We have explained that "Labor Law § 241 (6) is a 'hybrid' statute, as the first sentence 'reiterates the general common-law standard of care,' while the second sentence imposes a nondelegable duty with respect to compliance with rules of the Commissioner [of the Department of Labor] which contain 'specific, positive command[s]' " (Bazdaric v Almah Partners LLC, 41 NY3d 310, 317 [2024], quoting Ross v Curtis-Palmer Hydro-Elec. Co., 81 NY2d 494, 503-504 [1993]). Because the duty set forth in the second sentence is nondelegable, plaintiffs "need not show that defendants exercised supervision or control over [the] worksite in order to establish [a] right of recovery" (Ross, 81 NY2d at 502). However, this vicarious liability is limited: "only 'provisions of the Industrial Code mandating compliance with concrete specifications' give rise to a nondelegable duty under Labor Law § 241 (6)" (Toussaint v Port Auth. of N.Y. & N.J., 38 NY3d 89, 94 [2022], quoting Ross, 81 NY2d at 505).

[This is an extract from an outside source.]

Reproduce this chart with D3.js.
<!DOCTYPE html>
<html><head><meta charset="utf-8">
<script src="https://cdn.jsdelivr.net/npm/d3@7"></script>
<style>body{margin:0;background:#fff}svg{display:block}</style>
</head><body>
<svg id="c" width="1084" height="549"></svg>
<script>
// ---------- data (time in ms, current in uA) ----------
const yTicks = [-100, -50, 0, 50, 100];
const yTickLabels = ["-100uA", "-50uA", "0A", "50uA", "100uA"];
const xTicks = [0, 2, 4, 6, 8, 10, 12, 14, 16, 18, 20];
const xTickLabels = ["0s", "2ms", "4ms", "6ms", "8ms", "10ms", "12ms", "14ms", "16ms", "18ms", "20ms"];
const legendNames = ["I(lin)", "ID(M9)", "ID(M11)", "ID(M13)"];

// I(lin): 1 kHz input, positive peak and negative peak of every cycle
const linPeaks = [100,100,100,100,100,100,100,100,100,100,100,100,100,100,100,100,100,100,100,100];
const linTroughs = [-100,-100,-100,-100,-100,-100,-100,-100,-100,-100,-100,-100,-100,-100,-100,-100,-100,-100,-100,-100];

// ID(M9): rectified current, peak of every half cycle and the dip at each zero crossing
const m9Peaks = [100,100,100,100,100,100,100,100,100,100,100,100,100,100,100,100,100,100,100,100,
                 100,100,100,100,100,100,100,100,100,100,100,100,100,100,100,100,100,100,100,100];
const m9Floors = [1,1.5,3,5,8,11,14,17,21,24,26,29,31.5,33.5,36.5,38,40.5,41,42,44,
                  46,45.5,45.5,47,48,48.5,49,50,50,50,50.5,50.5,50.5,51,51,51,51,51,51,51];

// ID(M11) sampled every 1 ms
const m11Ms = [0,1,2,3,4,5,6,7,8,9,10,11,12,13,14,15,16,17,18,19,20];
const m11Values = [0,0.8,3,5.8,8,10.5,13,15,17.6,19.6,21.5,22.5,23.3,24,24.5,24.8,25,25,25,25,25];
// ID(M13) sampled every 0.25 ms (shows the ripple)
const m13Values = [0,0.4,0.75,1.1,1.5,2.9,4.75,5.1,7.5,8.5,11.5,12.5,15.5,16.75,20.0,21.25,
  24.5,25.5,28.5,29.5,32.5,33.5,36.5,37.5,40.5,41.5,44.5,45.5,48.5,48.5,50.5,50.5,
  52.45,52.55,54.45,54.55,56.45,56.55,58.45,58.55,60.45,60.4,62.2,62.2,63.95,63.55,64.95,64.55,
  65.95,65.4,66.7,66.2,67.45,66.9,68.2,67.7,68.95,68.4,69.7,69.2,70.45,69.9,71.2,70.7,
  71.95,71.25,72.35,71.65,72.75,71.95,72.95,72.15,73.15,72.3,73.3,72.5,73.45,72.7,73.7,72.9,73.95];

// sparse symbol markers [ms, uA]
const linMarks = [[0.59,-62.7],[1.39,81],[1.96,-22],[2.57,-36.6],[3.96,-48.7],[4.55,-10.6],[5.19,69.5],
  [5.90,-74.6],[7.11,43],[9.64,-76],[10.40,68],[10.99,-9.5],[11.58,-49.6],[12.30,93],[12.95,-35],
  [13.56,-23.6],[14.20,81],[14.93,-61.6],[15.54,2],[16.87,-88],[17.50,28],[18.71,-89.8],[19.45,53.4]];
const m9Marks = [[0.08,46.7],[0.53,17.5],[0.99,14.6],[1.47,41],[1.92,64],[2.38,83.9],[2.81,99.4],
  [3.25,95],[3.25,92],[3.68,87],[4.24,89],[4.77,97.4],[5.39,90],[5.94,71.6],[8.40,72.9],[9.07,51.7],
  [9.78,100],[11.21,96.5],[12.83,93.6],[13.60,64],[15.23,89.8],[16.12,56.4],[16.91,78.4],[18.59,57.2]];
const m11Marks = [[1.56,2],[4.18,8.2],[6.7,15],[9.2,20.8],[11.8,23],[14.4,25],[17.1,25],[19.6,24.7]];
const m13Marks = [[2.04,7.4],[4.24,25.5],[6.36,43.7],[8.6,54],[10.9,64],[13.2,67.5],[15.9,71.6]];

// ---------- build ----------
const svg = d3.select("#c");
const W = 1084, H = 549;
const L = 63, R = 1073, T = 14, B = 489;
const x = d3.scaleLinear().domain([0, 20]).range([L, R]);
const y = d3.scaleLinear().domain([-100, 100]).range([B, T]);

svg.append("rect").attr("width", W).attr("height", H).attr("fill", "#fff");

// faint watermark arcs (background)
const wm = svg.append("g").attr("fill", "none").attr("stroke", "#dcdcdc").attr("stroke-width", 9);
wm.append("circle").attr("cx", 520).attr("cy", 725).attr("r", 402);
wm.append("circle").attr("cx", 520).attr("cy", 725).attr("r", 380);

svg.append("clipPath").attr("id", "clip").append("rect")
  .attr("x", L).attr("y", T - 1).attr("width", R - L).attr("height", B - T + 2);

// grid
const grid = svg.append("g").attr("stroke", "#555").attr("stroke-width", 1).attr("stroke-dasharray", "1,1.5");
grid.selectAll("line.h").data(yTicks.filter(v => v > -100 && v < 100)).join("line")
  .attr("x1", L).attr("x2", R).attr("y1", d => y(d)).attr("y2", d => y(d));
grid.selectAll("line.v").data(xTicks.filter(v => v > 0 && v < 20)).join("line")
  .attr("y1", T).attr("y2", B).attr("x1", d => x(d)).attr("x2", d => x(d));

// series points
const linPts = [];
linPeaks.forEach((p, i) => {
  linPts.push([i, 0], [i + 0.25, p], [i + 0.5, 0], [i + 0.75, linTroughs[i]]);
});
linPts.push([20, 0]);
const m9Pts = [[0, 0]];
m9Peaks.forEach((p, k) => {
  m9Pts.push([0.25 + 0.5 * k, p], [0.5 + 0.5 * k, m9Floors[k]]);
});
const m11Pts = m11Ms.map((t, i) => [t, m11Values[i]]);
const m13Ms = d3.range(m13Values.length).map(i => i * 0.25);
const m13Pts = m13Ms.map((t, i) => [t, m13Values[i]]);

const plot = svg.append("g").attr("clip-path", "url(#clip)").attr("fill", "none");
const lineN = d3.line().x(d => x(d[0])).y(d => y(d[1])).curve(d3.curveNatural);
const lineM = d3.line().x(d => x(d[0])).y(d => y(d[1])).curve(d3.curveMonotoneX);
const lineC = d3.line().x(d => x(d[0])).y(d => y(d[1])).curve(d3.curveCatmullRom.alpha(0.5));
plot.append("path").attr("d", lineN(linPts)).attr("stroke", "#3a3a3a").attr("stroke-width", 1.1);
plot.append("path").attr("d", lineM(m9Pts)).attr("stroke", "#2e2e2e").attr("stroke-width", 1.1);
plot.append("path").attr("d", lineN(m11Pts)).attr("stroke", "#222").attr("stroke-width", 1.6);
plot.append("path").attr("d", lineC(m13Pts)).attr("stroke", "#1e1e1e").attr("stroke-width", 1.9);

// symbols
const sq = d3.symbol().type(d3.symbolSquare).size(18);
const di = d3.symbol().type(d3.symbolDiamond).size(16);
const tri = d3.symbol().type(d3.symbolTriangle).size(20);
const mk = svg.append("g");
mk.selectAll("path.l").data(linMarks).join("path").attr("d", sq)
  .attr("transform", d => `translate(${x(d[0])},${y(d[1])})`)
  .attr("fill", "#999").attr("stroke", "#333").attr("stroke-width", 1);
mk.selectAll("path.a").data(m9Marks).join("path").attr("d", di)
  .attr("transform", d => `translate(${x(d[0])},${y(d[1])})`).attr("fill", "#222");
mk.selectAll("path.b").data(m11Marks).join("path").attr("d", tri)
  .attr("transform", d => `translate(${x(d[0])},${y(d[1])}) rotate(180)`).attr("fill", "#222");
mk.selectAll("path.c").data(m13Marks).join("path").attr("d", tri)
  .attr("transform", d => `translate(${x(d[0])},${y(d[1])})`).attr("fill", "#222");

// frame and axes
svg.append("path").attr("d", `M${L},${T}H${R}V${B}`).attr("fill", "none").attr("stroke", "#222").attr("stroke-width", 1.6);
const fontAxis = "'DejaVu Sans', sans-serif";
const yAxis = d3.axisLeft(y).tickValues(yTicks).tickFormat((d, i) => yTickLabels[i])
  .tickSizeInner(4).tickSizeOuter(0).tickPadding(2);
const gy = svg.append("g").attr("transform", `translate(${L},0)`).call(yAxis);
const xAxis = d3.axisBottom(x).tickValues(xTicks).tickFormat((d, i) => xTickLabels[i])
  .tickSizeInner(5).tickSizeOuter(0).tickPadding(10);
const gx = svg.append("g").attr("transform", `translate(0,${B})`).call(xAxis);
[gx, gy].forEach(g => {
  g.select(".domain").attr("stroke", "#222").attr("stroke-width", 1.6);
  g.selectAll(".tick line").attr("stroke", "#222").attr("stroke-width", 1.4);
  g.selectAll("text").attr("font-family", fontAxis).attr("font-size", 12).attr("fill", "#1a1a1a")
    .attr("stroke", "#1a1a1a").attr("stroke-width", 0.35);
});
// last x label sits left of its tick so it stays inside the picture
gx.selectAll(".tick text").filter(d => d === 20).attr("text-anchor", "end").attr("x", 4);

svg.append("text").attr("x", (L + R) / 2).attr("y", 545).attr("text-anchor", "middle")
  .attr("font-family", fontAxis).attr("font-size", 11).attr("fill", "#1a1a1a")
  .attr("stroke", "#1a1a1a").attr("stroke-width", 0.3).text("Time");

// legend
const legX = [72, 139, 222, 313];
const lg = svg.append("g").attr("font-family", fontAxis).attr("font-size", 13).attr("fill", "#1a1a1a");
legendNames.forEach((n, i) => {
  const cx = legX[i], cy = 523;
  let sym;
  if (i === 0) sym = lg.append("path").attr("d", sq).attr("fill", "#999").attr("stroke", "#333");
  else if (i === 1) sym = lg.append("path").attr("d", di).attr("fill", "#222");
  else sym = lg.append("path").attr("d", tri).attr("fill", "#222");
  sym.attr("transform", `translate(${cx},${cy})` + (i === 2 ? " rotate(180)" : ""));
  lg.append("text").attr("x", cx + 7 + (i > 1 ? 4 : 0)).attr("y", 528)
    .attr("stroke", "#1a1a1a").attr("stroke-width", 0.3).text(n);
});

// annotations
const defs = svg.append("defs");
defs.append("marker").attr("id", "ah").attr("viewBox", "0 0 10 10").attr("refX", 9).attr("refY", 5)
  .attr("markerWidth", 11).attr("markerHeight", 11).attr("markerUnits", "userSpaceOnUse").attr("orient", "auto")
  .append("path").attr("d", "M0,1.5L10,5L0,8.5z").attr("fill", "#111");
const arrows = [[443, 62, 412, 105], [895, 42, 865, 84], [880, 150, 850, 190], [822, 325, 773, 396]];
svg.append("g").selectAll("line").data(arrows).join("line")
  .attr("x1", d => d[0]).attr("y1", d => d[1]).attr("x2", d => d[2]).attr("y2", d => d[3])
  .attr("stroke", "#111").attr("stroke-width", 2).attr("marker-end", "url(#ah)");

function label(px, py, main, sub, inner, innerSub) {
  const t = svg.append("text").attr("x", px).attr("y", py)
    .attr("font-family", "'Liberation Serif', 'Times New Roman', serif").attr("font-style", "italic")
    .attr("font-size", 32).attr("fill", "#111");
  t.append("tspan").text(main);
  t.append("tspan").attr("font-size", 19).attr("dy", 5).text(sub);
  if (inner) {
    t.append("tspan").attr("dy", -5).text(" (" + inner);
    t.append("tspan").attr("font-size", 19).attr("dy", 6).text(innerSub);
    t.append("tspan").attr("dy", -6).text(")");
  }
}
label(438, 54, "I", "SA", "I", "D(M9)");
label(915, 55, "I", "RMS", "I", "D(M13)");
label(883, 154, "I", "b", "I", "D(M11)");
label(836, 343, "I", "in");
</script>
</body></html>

Consequently, in order to support a claim under Labor Law § 241 (6) predicated upon a violation of a provision of the Industrial Code, "the particular provision relied upon by a plaintiff must mandate compliance with concrete specifications and not simply declare general safety standards or reiterate common-law principles" (Misicki v Caradonna, 12 NY3d 511, 515 [2009]). In Ross, we explained that allowing a plaintiff to use a "broad, nonspecific regulatory standard as predicate for an action against a nonsupervising owner or general contractor under Labor Law § 241 (6) would seriously distort the scheme of liability for unsafe working conditions"; would render "all but superfluous" Labor Law § 200 (1)'s confinement of liability to defendants having "a direct hand, through either control or supervision, in the injury-producing work"; and would run contrary to legislative intent (81 NY2d at 504-505).

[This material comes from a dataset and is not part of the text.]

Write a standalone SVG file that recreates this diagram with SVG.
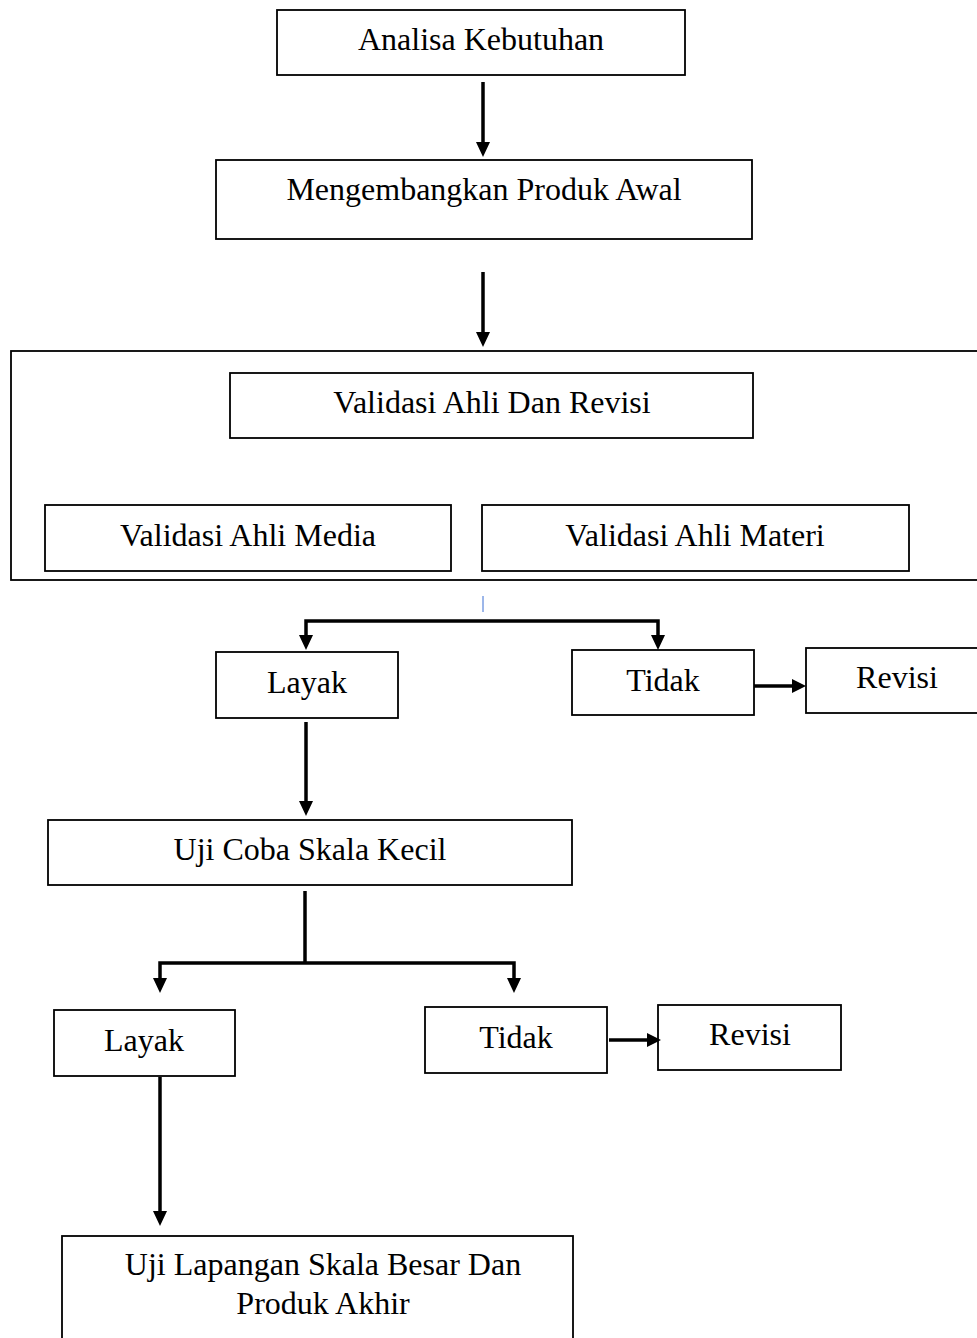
<svg xmlns="http://www.w3.org/2000/svg" width="977" height="1338" viewBox="0 0 977 1338">
<style>
.box{fill:#fff;stroke:#000;stroke-width:1.8}
.lbl{font-family:"Liberation Serif","Times New Roman",serif;font-size:32px;fill:#000;text-anchor:middle}
.con{fill:none;stroke:#000;stroke-width:3.5}
.ah{fill:#000}
</style>
<rect width="977" height="1338" fill="#fff"/>
<g id="container"><rect class="box" x="11" y="351" width="980" height="229"/></g>
<g id="n-analisa"><rect class="box" x="277" y="10" width="408" height="65"/><text class="lbl" x="481" y="50">Analisa Kebutuhan</text></g>
<g id="n-mengembangkan"><rect class="box" x="216" y="160" width="536" height="79"/><text class="lbl" x="484" y="200">Mengembangkan Produk Awal</text></g>
<g id="n-validasi"><rect class="box" x="230" y="373" width="523" height="65"/><text class="lbl" x="492" y="413">Validasi Ahli Dan Revisi</text></g>
<g id="n-media"><rect class="box" x="45" y="505" width="406" height="66"/><text class="lbl" x="248" y="546">Validasi Ahli Media</text></g>
<g id="n-materi"><rect class="box" x="482" y="505" width="427" height="66"/><text class="lbl" x="695" y="546">Validasi Ahli Materi</text></g>
<g id="n-layak1"><rect class="box" x="216" y="652" width="182" height="66"/><text class="lbl" x="307" y="693">Layak</text></g>
<g id="n-tidak1"><rect class="box" x="572" y="650" width="182" height="65"/><text class="lbl" x="663" y="691">Tidak</text></g>
<g id="n-revisi1"><rect class="box" x="806" y="648" width="190" height="65"/><text class="lbl" x="897" y="688">Revisi</text></g>
<g id="n-ujikecil"><rect class="box" x="48" y="820" width="524" height="65"/><text class="lbl" x="310" y="860">Uji Coba Skala Kecil</text></g>
<g id="n-layak2"><rect class="box" x="54" y="1010" width="181" height="66"/><text class="lbl" x="144" y="1051">Layak</text></g>
<g id="n-tidak2"><rect class="box" x="425" y="1007" width="182" height="66"/><text class="lbl" x="516" y="1048">Tidak</text></g>
<g id="n-revisi2"><rect class="box" x="658" y="1005" width="183" height="65"/><text class="lbl" x="750" y="1045">Revisi</text></g>
<g id="n-ujilapangan"><rect class="box" x="62" y="1236" width="511" height="120"/><text class="lbl" x="323" y="1275">Uji Lapangan Skala Besar Dan</text><text class="lbl" x="323" y="1314">Produk Akhir</text></g>
<g id="connectors">
<path class="con" d="M483 82V143"/><path class="ah" d="M476 142H490L483 157Z"/>
<path class="con" d="M483 272V333"/><path class="ah" d="M476 332H490L483 347Z"/>
<path d="M483 596V612" stroke="#3b6fd4" stroke-width="1" fill="none"/>
<path class="con" d="M306 637V621H658V637"/><path class="ah" d="M299 635H313L306 650Z"/><path class="ah" d="M651 635H665L658 650Z"/>
<path class="con" d="M754 686H793" stroke-width="4"/><path class="ah" d="M792 679V693L806 686Z"/>
<path class="con" d="M306 722V802"/><path class="ah" d="M299 801H313L306 816Z"/>
<path class="con" d="M305 891V963"/>
<path class="con" d="M160 980V963H514V980"/><path class="ah" d="M153 978H167L160 993Z"/><path class="ah" d="M507 978H521L514 993Z"/>
<path class="con" d="M609 1040H648" stroke-width="4"/><path class="ah" d="M647 1033V1047L661 1040Z"/>
<path class="con" d="M160 1077V1212"/><path class="ah" d="M153 1211H167L160 1226Z"/>
</g>
</svg>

We have a number of interpretive tools at our disposal to aid us in determining if a provision of the Industrial Code contains sufficiently concrete specifications to impose vicarious liability under Labor Law § 241 (6). First, we have held that "[t]he Industrial Code should be sensibly interpreted and applied to effectuate its purpose of protecting construction laborers against hazards in the workplace" (St. Louis v Town of N. Elba, 16 NY3d 411, 416 [2011] [*3][emphasis added]). Second, "[i]n assessing whether [a] regulation is specific enough to support a Labor Law § 241 (6) claim, we examine the text without reference to the underlying facts" (Toussaint, 38 NY3d at 95, citing Misicki, 12 NY3d at 521 n 2).